• _Work required_: From the entries below, copy every line holding the word "this".

• _Extracted records_:
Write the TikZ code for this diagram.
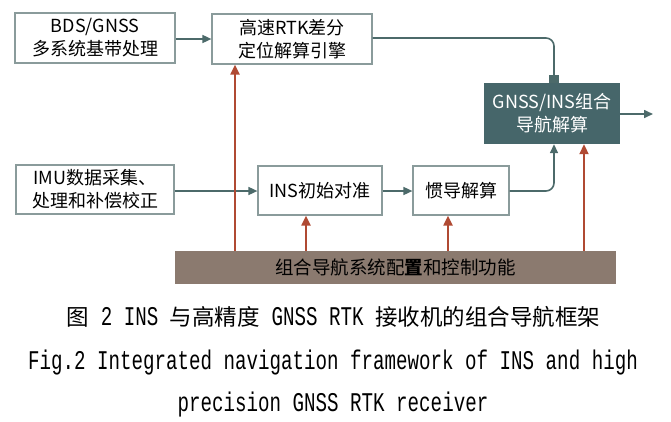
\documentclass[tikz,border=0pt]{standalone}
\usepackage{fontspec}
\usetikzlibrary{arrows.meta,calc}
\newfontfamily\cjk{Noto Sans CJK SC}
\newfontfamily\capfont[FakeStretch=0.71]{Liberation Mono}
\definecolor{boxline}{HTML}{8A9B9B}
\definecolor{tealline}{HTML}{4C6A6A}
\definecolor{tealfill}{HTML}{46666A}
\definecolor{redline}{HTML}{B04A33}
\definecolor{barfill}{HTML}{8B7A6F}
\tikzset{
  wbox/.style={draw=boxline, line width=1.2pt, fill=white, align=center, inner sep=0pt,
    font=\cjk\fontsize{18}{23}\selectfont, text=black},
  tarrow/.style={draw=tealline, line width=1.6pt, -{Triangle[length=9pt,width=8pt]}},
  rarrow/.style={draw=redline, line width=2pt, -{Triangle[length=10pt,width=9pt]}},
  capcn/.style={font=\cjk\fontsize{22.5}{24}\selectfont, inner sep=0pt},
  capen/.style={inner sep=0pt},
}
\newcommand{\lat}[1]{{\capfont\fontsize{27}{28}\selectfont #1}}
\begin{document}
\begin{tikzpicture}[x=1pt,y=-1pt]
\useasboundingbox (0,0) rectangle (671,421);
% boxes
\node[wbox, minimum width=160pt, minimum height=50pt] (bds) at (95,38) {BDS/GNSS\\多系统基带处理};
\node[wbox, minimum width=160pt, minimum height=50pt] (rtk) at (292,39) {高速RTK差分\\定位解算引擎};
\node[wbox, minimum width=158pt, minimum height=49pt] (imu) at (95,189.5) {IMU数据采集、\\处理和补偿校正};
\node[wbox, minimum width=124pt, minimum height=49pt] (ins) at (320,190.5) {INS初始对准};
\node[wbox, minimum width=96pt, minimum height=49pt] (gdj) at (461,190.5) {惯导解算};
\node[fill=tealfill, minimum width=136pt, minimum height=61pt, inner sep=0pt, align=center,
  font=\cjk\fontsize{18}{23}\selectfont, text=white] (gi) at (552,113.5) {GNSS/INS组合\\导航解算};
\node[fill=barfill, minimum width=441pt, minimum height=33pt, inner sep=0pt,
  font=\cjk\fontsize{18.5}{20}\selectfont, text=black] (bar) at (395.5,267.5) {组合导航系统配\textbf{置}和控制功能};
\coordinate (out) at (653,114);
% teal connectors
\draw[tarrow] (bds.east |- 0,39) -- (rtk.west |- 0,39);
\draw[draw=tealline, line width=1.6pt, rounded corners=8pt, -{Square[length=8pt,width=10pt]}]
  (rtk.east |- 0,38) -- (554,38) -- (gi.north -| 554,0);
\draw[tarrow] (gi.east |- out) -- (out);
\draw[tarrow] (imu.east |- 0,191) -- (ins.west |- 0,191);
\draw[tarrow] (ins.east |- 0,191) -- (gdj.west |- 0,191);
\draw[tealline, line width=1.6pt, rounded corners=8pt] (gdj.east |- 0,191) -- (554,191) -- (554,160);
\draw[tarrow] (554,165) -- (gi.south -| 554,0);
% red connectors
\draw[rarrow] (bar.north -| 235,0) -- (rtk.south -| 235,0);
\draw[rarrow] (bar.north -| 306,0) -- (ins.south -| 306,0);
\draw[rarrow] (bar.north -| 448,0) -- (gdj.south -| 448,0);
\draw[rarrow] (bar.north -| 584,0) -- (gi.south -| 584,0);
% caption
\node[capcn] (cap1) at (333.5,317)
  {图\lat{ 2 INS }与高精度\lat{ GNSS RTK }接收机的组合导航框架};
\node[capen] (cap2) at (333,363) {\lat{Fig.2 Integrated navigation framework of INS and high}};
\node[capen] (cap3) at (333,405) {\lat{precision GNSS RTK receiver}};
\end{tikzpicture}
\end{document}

---

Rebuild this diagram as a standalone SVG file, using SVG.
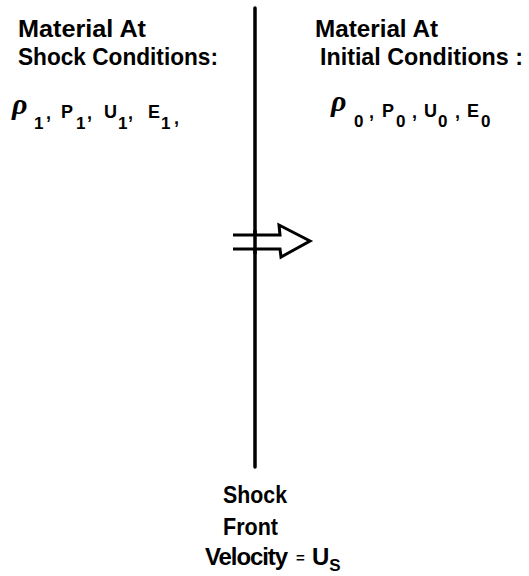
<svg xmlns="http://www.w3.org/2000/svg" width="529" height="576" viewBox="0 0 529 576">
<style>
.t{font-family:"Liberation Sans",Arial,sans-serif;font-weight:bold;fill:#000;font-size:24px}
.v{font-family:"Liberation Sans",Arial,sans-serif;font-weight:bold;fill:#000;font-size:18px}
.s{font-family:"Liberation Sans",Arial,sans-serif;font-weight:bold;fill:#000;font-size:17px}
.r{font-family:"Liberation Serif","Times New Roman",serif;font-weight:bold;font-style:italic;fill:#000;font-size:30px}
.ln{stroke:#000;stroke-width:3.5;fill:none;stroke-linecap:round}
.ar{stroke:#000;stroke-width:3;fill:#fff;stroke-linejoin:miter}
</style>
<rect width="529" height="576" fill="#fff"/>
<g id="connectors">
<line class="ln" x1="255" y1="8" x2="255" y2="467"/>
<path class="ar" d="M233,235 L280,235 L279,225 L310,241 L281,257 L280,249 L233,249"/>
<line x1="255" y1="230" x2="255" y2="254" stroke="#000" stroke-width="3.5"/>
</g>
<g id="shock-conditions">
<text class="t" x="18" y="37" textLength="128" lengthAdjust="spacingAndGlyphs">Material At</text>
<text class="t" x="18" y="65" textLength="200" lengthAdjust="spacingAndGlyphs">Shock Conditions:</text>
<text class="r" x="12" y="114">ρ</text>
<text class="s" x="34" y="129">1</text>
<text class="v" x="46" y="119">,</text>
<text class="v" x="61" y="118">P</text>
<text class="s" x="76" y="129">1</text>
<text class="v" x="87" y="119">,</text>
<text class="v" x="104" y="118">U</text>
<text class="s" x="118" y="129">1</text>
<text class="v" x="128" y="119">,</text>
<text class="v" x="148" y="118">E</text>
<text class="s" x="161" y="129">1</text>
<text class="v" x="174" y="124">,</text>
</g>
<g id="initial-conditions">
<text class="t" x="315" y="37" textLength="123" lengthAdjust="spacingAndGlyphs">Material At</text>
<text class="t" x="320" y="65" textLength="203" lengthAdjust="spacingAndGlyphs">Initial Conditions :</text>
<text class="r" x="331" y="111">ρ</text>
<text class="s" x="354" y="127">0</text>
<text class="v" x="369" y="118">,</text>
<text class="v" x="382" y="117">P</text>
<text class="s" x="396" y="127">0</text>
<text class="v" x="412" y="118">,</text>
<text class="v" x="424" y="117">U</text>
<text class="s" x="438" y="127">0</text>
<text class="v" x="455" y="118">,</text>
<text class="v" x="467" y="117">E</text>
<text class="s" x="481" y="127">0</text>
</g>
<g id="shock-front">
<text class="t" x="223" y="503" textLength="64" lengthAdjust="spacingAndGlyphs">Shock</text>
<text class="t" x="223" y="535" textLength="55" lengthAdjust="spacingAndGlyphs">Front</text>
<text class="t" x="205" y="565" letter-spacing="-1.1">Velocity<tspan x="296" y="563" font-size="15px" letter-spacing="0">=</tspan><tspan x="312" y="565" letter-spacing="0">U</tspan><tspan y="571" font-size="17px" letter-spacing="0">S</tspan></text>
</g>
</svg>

• _Solution to the problem_:
Write the TikZ code for this diagram.
Rebuild this diagram as a standalone SVG file, using SVG.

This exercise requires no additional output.